**Directive**
Could you retype the lines below, starting at the line holding "What React, TypeScript" and stopping at the line holding "import * as", inclusive? Copy them exactly and drop the images.
## begin Data listing
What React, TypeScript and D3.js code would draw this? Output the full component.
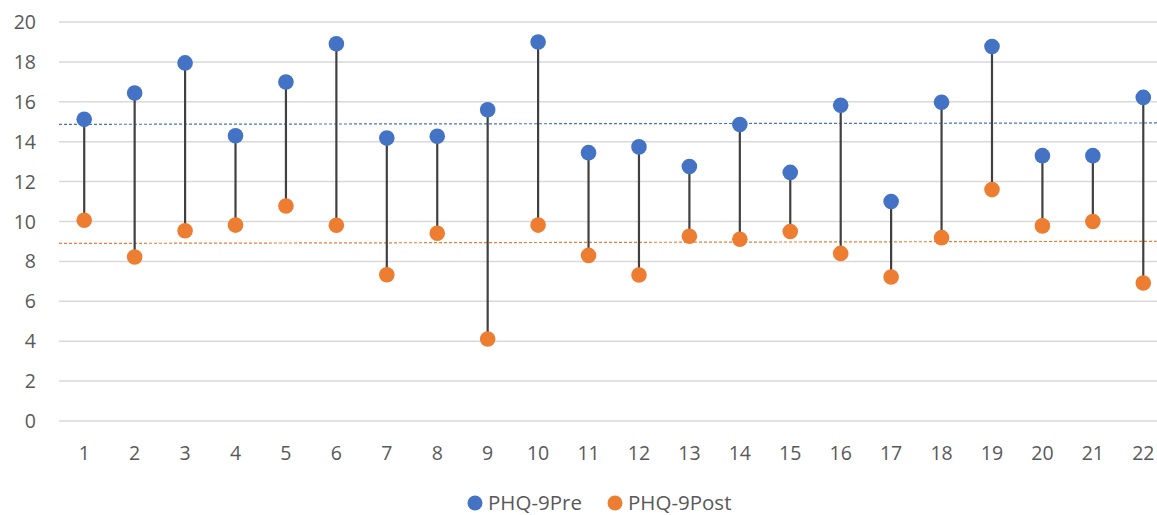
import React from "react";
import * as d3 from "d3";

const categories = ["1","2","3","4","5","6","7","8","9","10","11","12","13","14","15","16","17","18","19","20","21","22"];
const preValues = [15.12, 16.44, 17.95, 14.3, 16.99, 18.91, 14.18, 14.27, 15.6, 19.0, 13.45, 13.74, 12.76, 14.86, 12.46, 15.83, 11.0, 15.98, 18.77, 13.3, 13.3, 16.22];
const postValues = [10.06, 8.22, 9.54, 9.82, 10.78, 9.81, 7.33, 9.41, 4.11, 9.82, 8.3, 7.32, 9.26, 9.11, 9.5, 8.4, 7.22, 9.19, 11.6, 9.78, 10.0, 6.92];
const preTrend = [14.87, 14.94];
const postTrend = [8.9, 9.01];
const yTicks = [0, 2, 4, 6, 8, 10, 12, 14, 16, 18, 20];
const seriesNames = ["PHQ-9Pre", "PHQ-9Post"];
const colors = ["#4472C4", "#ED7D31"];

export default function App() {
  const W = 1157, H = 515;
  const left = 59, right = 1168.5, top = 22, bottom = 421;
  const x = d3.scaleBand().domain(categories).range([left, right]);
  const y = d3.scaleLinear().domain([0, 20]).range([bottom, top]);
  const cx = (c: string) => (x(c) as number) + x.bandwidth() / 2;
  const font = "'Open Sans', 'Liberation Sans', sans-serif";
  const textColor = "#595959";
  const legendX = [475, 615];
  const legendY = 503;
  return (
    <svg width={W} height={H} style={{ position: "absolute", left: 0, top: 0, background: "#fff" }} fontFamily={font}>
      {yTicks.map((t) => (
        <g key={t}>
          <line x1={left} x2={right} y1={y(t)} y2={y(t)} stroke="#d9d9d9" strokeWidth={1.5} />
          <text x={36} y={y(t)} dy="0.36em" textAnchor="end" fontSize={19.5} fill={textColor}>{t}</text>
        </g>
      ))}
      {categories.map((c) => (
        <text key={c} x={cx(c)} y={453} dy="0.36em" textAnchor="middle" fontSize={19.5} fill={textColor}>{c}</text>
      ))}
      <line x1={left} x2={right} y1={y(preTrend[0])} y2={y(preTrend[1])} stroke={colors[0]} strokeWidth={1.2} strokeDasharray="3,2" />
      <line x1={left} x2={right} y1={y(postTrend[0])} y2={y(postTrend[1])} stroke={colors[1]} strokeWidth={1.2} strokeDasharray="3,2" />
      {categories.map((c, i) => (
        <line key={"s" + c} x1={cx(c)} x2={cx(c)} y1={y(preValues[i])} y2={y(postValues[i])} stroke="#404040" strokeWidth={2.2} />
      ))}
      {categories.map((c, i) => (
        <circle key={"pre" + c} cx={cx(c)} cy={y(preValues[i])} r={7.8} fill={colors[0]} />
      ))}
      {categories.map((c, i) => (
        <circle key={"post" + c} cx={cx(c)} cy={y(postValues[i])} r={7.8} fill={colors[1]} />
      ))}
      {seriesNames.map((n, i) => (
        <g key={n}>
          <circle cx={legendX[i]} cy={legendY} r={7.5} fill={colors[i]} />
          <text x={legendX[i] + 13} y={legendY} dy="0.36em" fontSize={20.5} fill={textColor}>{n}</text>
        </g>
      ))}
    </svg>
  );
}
## end Data listing
## begin Data listing
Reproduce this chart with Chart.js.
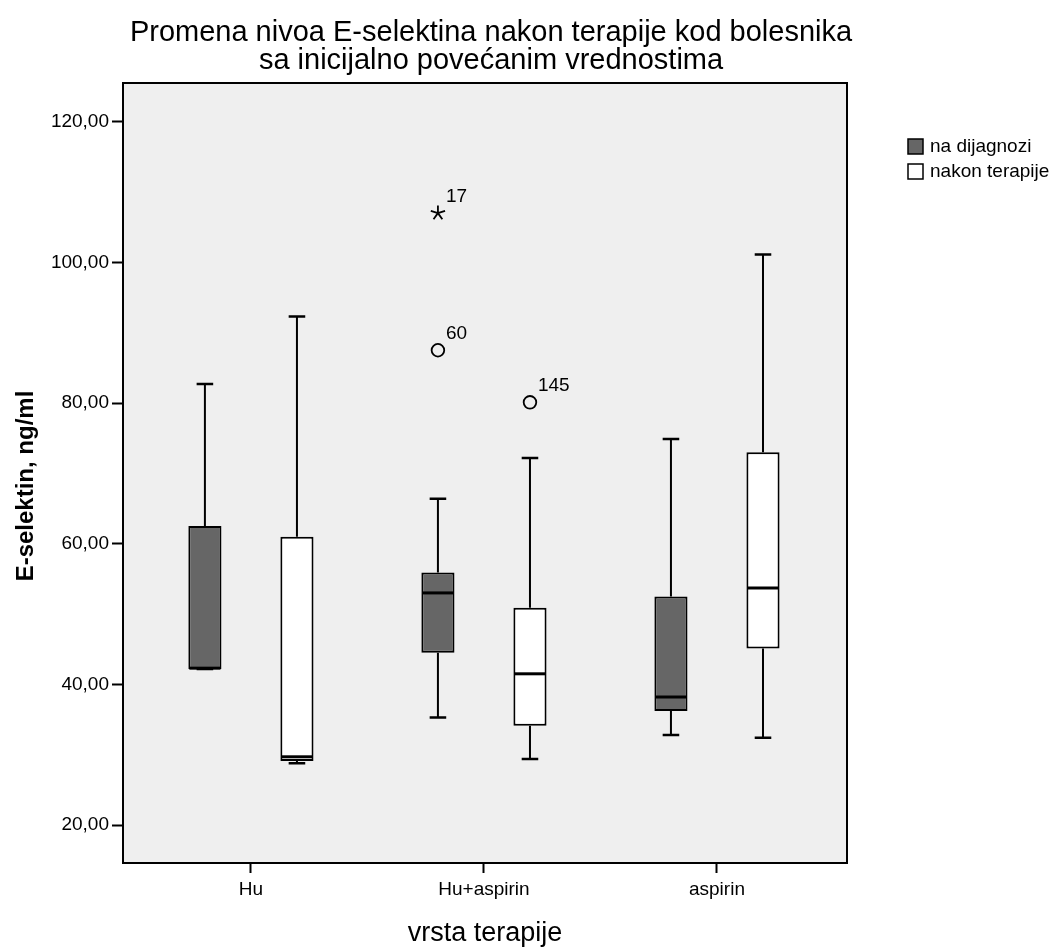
## end Data listing
**Full answer**
What React, TypeScript and D3.js code would draw this? Output the full component.
import React from "react";
import * as d3 from "d3";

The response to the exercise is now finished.